Devoted to the task of translating the discomfort of modern man, Philippe Hérard paints characters who feel alienated from the world desperately seeking for their place in the same. His “Les Gugusses” as he calls them, are expressionless faces, anonymous and barely sketched characters caught in grotesque circumstances of modern times. Using paintbrushes and newspapers as his medium, Hérard creates his “sad to die” characters who symbolize the miserable human condition.
Seeking For Their Place
Philippe Hérard returns to Le Cabinet d’Amateur in November with the latest works entitled “Ardoises” (“Slates”) that will force you to think twice about the reality. Set on globes, composed of overlapping newspapers glued together and painted, some of the ” Gugusses” are hopelessly trying to find a balance on an unstable world map. Others sit on ladders staring at the sky. Are they dreaming about heaven like Jacob? Their companions imprisoned in the building seem to dream of similar escapist ventures.

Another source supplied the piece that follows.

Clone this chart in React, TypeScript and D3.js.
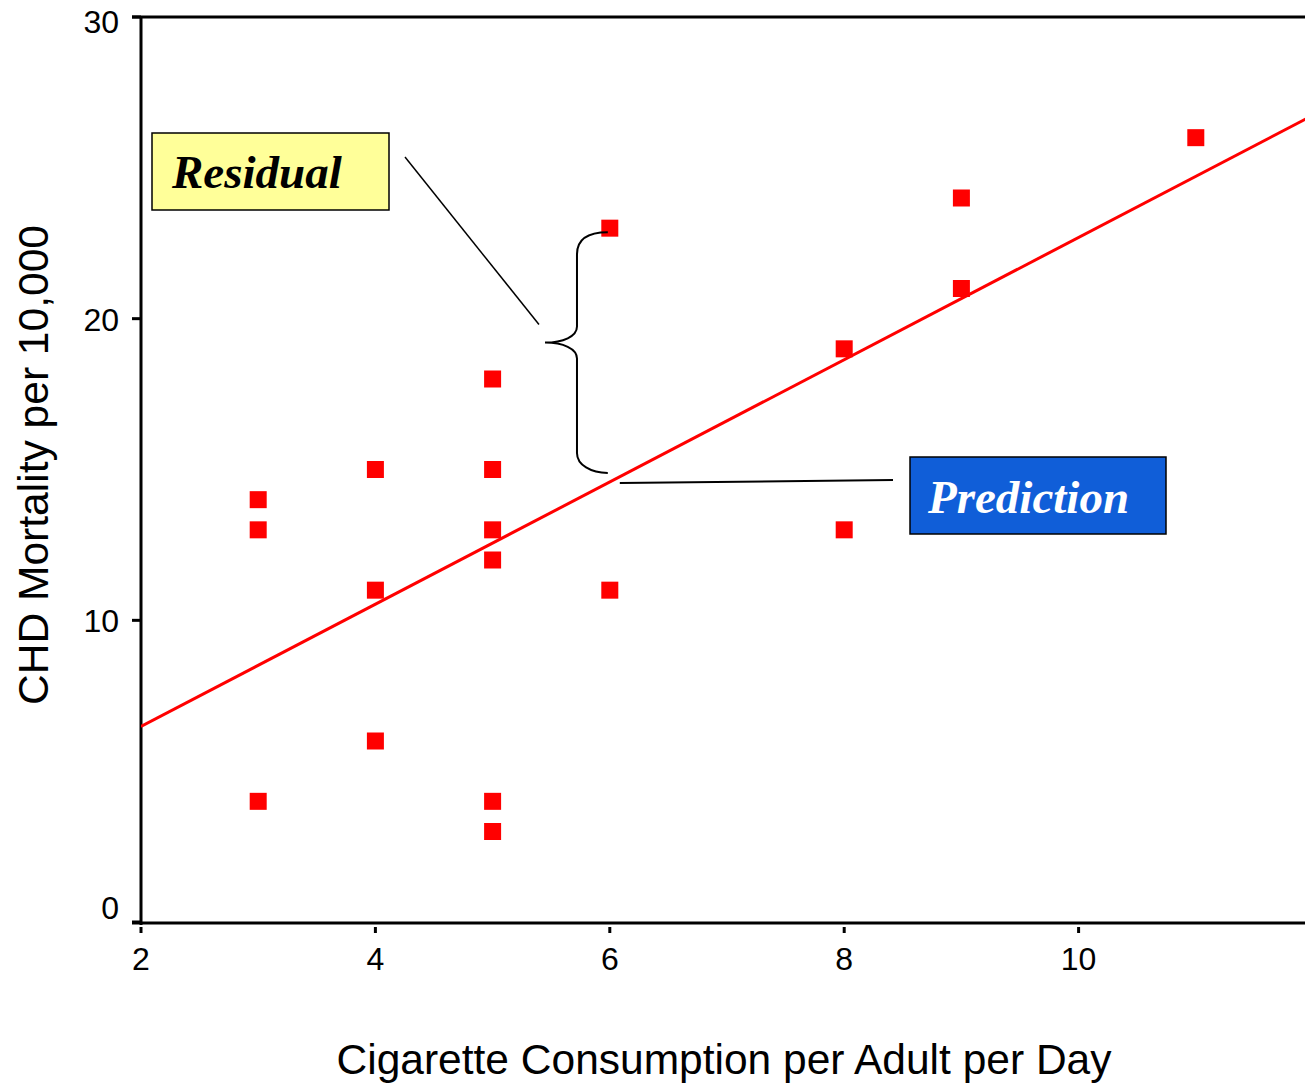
import React from "react";
import * as d3 from "d3";

const xValues = [3, 3, 3, 4, 4, 4, 5, 5, 5, 5, 5, 5, 6, 6, 8, 8, 9, 9, 11];
const yValues = [14, 13, 4, 15, 11, 6, 18, 15, 13, 12, 4, 3, 23, 11, 19, 13, 24, 21, 26];
const xTicks = [2, 4, 6, 8, 10];
const yTicks = [0, 10, 20, 30];
const xTitle = "Cigarette Consumption per Adult per Day";
const yTitle = "CHD Mortality per 10,000";
const residualLabel = "Residual";
const predictionLabel = "Prediction";

const W = 1305;
const H = 1088;
const LEFT = 141;
const TOP = 17;
const BOTTOM = 922;

export default function App() {
  const x = d3.scaleLinear().domain([2, 12]).range([LEFT, 1313]);
  const y = d3.scaleLinear().domain([0, 30]).range([BOTTOM, TOP]);

  // least squares fit
  const mx = d3.mean(xValues) as number;
  const my = d3.mean(yValues) as number;
  let sxy = 0, sxx = 0;
  xValues.forEach((v, i) => {
    sxy += (v - mx) * (yValues[i] - my);
    sxx += (v - mx) * (v - mx);
  });
  const slope = sxy / sxx;
  const intercept = my - slope * mx;
  const fit = (v: number) => intercept + slope * v;
  const line = d3.line<number>().x((d) => x(d)).y((d) => y(fit(d)));

  const bx = x(5.72);
  const bTop = y(23) + 4;
  const bBot = y(fit(6)) - 9;
  const bMid = (bTop + bBot) / 2 - 10;
  const tipX = bx - 32;
  const bracePath = `M${x(6) - 2},${bTop} C${bx + 10},${bTop} ${bx},${bTop + 8} ${bx},${bTop + 22}
    L${bx},${bMid - 16} C${bx},${bMid - 6} ${bx - 14},${bMid} ${tipX},${bMid}
    C${bx - 14},${bMid} ${bx},${bMid + 6} ${bx},${bMid + 16}
    L${bx},${bBot - 20} C${bx},${bBot - 8} ${bx + 14},${bBot} ${x(6) - 2},${bBot}`;

  return (
    <svg
      width={W}
      height={H}
      style={{ position: "absolute", left: 0, top: 0, background: "#fff" }}
      fontFamily="Liberation Sans, Arial, sans-serif"
    >
      <defs>
        <clipPath id="plot">
          <rect x={LEFT} y={TOP} width={W - LEFT} height={BOTTOM - TOP} />
        </clipPath>
      </defs>
      {/* axes frame */}
      <line x1={132} x2={W} y1={TOP} y2={TOP} stroke="#000" strokeWidth={3} />
      <line x1={132} x2={W} y1={BOTTOM + 1} y2={BOTTOM + 1} stroke="#000" strokeWidth={3} />
      <line x1={LEFT} x2={LEFT} y1={TOP} y2={BOTTOM + 3} stroke="#000" strokeWidth={3} />
      {yTicks.map((t) => (
        <g key={"y" + t}>
          <line x1={132} x2={LEFT} y1={y(t)} y2={y(t)} stroke="#000" strokeWidth={3} />
          <text
            x={119}
            y={Math.max(TOP + 16, Math.min(y(t) + 12, BOTTOM - 3))}
            textAnchor="end"
            fontSize={32}
          >
            {t}
          </text>
        </g>
      ))}
      {xTicks.map((t) => (
        <g key={"x" + t}>
          <line x1={x(t)} x2={x(t)} y1={BOTTOM + 5} y2={BOTTOM + 11} stroke="#000" strokeWidth={3} />
          <text x={x(t)} y={970} textAnchor="middle" fontSize={32}>
            {t}
          </text>
        </g>
      ))}
      <text x={724} y={1074} textAnchor="middle" fontSize={42} textLength={775} lengthAdjust="spacingAndGlyphs">
        {xTitle}
      </text>
      <text
        transform={`translate(48,465) rotate(-90)`}
        textAnchor="middle"
        fontSize={42}
        textLength={480}
        lengthAdjust="spacingAndGlyphs"
      >
        {yTitle}
      </text>

      {/* regression line */}
      <path d={line([2, 12]) as string} stroke="#ff0000" strokeWidth={3} fill="none" clipPath="url(#plot)" />

      {/* points */}
      {xValues.map((v, i) => (
        <rect
          key={i}
          x={x(v) - 8.5}
          y={y(yValues[i]) - 8.5}
          width={17}
          height={17}
          fill="#ff0000"
        />
      ))}

      {/* brace */}
      <path d={bracePath} fill="none" stroke="#000" strokeWidth={2} />
      <line x1={405} y1={157} x2={tipX - 6} y2={bMid - 18} stroke="#000" strokeWidth={1.5} />
      <line x1={x(6) + 10} y1={y(fit(6)) + 1} x2={893} y2={480} stroke="#000" strokeWidth={2} />

      {/* labels */}
      <rect x={152} y={133} width={237} height={77} fill="#ffff99" stroke="#000" strokeWidth={1.5} />
      <text
        x={172}
        y={188}
        fontFamily="Liberation Serif, Times New Roman, serif"
        fontWeight="bold"
        fontStyle="italic"
        fontSize={47}
        fill="#000"
      >
        {residualLabel}
      </text>
      <rect x={910} y={457} width={256} height={77} fill="#105ed8" stroke="#000" strokeWidth={1.5} />
      <text
        x={928}
        y={513}
        fontFamily="Liberation Serif, Times New Roman, serif"
        fontWeight="bold"
        fontStyle="italic"
        fontSize={47}
        fill="#fff"
      >
        {predictionLabel}
      </text>
    </svg>
  );
}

Works of Philippe Hérard reflect profound loneliness and despair of today’s society. His highly conceptual work full of symbolism and metaphor chronicles the 21st century oppressive world from the perspective of an ordinary, invisible man. The works tell the story of isolation and absence of hope.
Hérard’s art is also in tune with reality through pictorial vocabulary. The urban landscape becomes a source of ideas, forms and color choices. He uses the color palette of street milieu, ocher, brown, beige, and gray, to make his characters naturally fit into the environment. Often fading, the colors blend in with the background, indicating the obvious fragility and impersonality of his subjects. Performed on the street, the works themselves will eventually disintegrate and disappear and the very thought of it intimidates us even more.
Hérard’s profoundly disturbing art reflects the anxiety and discomfort of modern man in a way worthy of every attention. It’s a story about all of us. The exhibition opens on November 6 and will remain on view until November 21.